While the rise of digital has led many publishers to reduce their print offering, Dennis Publishing has continued to invest. Kerin O’Connor, chief executive of The Week at Dennis, explains how it’s found success with a print version of The Week for children – and what it can teach the industry about the future of print…

Jon Watkins spoke to him ahead of the 41st FIPP World Congress, taking place from 9-11 October where Kerin will be among 100 speakers from around the world sharing insights on a variety of industry and related topics. Join the conversation at the Congress.

Tell us about the drivers behind the launch of The Week Junior – how much of it was that you’d seen an opportunity in the market and how much was it driven by the desire to help kids engage with issues?

So, the best place to start was by looking at the success we’d had with The Week. One of the things that we’ve done, particularly over the last 10 years, was to build a suite of products that are designed to help people in their lives by providing expert opinion.
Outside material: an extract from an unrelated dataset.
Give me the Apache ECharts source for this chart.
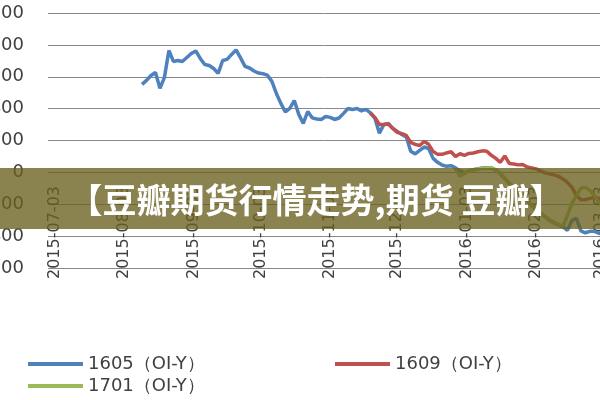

Through those, there are four things that we do. We inform, we advise, we indulge, and we distil content. Our audiences are clever people who appreciate expert opinion that allows them to make up their own minds.
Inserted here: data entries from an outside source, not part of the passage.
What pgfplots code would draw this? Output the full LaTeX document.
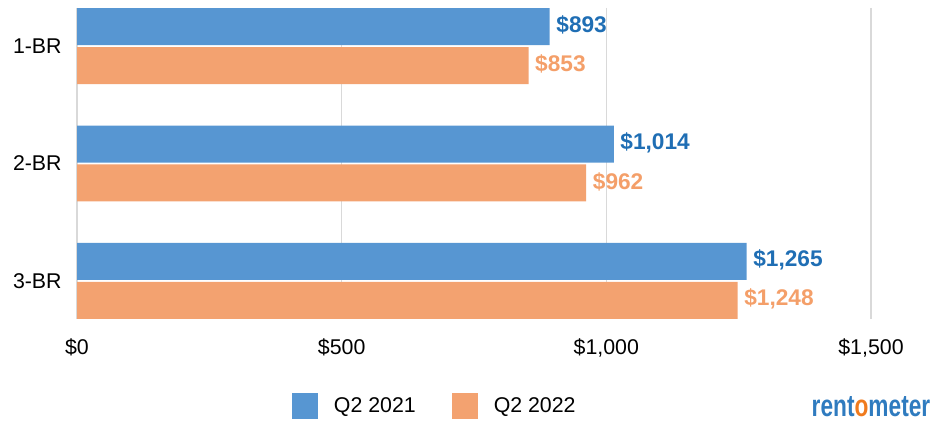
\documentclass[border=0pt]{standalone}
\usepackage{pgfplots}
\pgfplotsset{compat=1.18}
\usepackage{fontspec}
\setmainfont{Liberation Sans}
\definecolor{barblue}{HTML}{5796D2}
\definecolor{barorange}{HTML}{F3A270}
\definecolor{lblblue}{HTML}{1F6EB4}
\definecolor{lblorange}{HTML}{F49F69}
\definecolor{gridgray}{HTML}{D9D9D9}
\definecolor{logoblue}{HTML}{2F7BBF}
\definecolor{logoorange}{HTML}{F07B1E}
\begin{document}
\begin{tikzpicture}
\useasboundingbox (-57.75pt,-78pt) rectangle (645pt,239.25pt);
\begin{axis}[
  at={(0,0)}, anchor=south west,
  scale only axis,
  width=595.5pt, height=233.25pt,
  xmin=0, xmax=1500,
  ymin=-0.325, ymax=2.325,
  y dir=reverse,
  axis lines=left,
  axis line style={draw=none},
  clip=false,
  xtick={0,500,1000,1500},
  xticklabels={{\$0},{\$500},{\$1,000},{\$1,500}},
  ytick={0,1,2},
  yticklabels={1-BR,2-BR,3-BR},
  major tick length=0pt,
  tick label style={font=\fontsize{16}{18}\selectfont, text=black},
  xticklabel style={yshift=-11pt},
  yticklabel style={xshift=-8pt},
  xmajorgrids=true,
  grid style={draw=gridgray, line width=0.9pt},
  point meta=explicit symbolic,
  nodes near coords,
  every node near coord/.append style={font=\fontsize{17}{19}\selectfont\bfseries, anchor=west, xshift=1.5pt, yshift=1pt},
  legend columns=2,
  legend style={at={(0.4510,-0.2797)}, anchor=center, draw=none, fill=none,
    font=\fontsize{16}{18}\selectfont,
    column sep=0pt,
    /tikz/every odd column/.append style={column sep=10pt},
    /tikz/every even column/.append style={column sep=25pt}},
  legend cell align=left,
]
\draw[gridgray, line width=0.9pt] (axis cs:0,-0.325) -- (axis cs:0,2.325);
\addplot[xbar, bar width=0.315, bar shift=0, fill=barblue, draw=none,
  every node near coord/.append style={text=lblblue},
  legend image code/.code={\fill[barblue] (0pt,-9.75pt) rectangle (19.5pt,9.75pt);}]
  coordinates {(893,-0.166) [\$893] (1014,0.834) [\$1,014] (1265,1.834) [\$1,265]};
\addlegendentry{Q2 2021}
\addplot[xbar, bar width=0.315, bar shift=0, fill=barorange, draw=none,
  every node near coord/.append style={text=lblorange},
  legend image code/.code={\fill[barorange] (0pt,-9.75pt) rectangle (19.5pt,9.75pt);}]
  coordinates {(853,0.166) [\$853] (962,1.166) [\$962] (1248,2.166) [\$1,248]};
\addlegendentry{Q2 2022}
\end{axis}
\node[xscale=0.74, font=\fontsize{23}{26}\selectfont\bfseries, text=logoblue, inner sep=0pt] at (595.5pt,-66pt) {rent\textcolor{logoorange}{o}meter};
\end{tikzpicture}
\end{document}
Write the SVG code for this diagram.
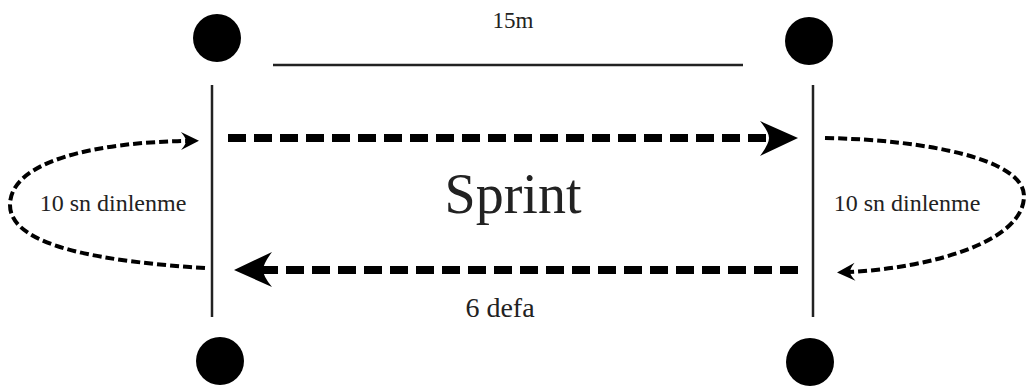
<svg xmlns="http://www.w3.org/2000/svg" width="1027" height="387" viewBox="0 0 1027 387">
<style>
.dot{fill:#000}
.post{stroke:#222;stroke-width:2.5;fill:none}
.run{stroke:#000;stroke-width:8;stroke-dasharray:18 8;fill:none}
.rest{stroke:#000;stroke-width:4;stroke-dasharray:9 4;fill:none}
.txt{fill:#222;text-anchor:middle}
</style>
<defs>
<marker id="big" markerUnits="userSpaceOnUse" viewBox="-40 -20 42 40" markerWidth="42" markerHeight="40" refX="-28" refY="0" orient="auto">
<path d="M0,0 L-38,-17 Q-29,-6 -29,0 Q-29,6 -38,18 Z" fill="#000"/>
</marker>
<marker id="small" markerUnits="userSpaceOnUse" viewBox="-20 -10 22 20" markerWidth="22" markerHeight="20" refX="-12" refY="0" orient="auto">
<path d="M0,0 L-18,-9 Q-13,-3 -13,0 Q-13,3 -18,9 Z" fill="#000"/>
</marker>
</defs>
<rect width="1027" height="387" fill="#fff"/>
<g id="cone-tl"><circle class="dot" cx="217" cy="38" r="24"/></g>
<g id="cone-tr"><circle class="dot" cx="809" cy="41" r="24"/></g>
<g id="cone-bl"><circle class="dot" cx="220" cy="361" r="24"/></g>
<g id="cone-br"><circle class="dot" cx="810" cy="362" r="24"/></g>
<g id="line-left"><line class="post" x1="212" y1="85" x2="212" y2="317"/></g>
<g id="line-right"><line class="post" x1="813" y1="85" x2="813" y2="317"/></g>
<g font-family="'Liberation Serif', 'Times New Roman', 'DejaVu Serif', serif">
<g id="distance">
<line class="post" x1="273" y1="65" x2="743" y2="65"/>
<text class="txt" x="513" y="28" font-size="23">15m</text>
</g>
<g id="labels">
<text class="txt" x="513" y="213" font-size="56">Sprint</text>
<text class="txt" x="500" y="317" font-size="28">6 defa</text>
<text class="txt" x="113" y="211" font-size="24">10 sn dinlenme</text>
<text class="txt" x="907" y="211" font-size="24">10 sn dinlenme</text>
</g>
</g>
<g id="connectors">
<path class="run" d="M228,138 L770,138" marker-end="url(#big)"/>
<path class="run" d="M798,270 L262,270" marker-end="url(#big)"/>
<path class="rest" d="M205,268 C110,262 10,248 10,205 C10,160 100,142 187,141" marker-end="url(#small)"/>
<path class="rest" d="M825,138 C930,140 1024,160 1024,196 C1024,242 930,268 849,272" marker-end="url(#small)"/>
</g>
</svg>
What The Week does very successfully is package up the news so that you can understand things by seeing multi-platform opinions rather than just one voice. And that’s why we have developed a suite of other products that adopt this approach– whether it’s our Independent Schools Guide, the financial guide Prosper, or The Week Portfolio -the Experts’ Guide to Good Living.

One thing we noticed over the years was that The Week is particularly popular with teenagers. If the magazine went into a family who had a 14-15 year old, then the teenager was more than likely reading it too. Their first serious entry point into news often came from reading a copy of The Week.

So we began to think about that we could apply this insight to a younger audience. How could we apply those principles of unpacking the world and explaining things to an audience that was even younger than teenagers?

Our immediate desk research was dispiriting. The perceived wisdom suggested that children read digital products, they had little interest in the news, and that it’s solely video content they want. But when we dug further into this audience, we found that UK children’s books sales were at a 10-year high. The highest level since the last Harry Potter. Children were reading just as much as ever in print. So we began to develop a product.

We tried to unpick reasons for the magazine’s existence and how it might relate to the customer. We came up with four things to guide us.

We had to make a product that was true to The Week’s essence but which couldn’t take The Week’s editorial approach. We couldn’t produce a dense digest of news with small pictures and sell it to a nine year old.

Next, whatever we did had to resonate with the parents too, so they would trust it enough to allow it into their house and to influence their child’s development. We also had to do something terrific for the child, because ultimately they are the readers and they had to feel that this was something made for them. And the last point was making it valuable to the educational establishment – it had to be something that teachers would wish to adopt, promote and use.

From this work, we found a core idea for The Week Junior which was ‘making sense of the world’. To explain, if you’re eight or nine, you’re beginning to become someone who reads for pleasure, and you’re beginning to self actualise in terms of your choices – maybe how your room is decorated or what you watch on TV. So The Week Junior began to become about helping children at that crucial time of transition by giving them confidence in their own opinions and ability to be look at a wide range of subjects.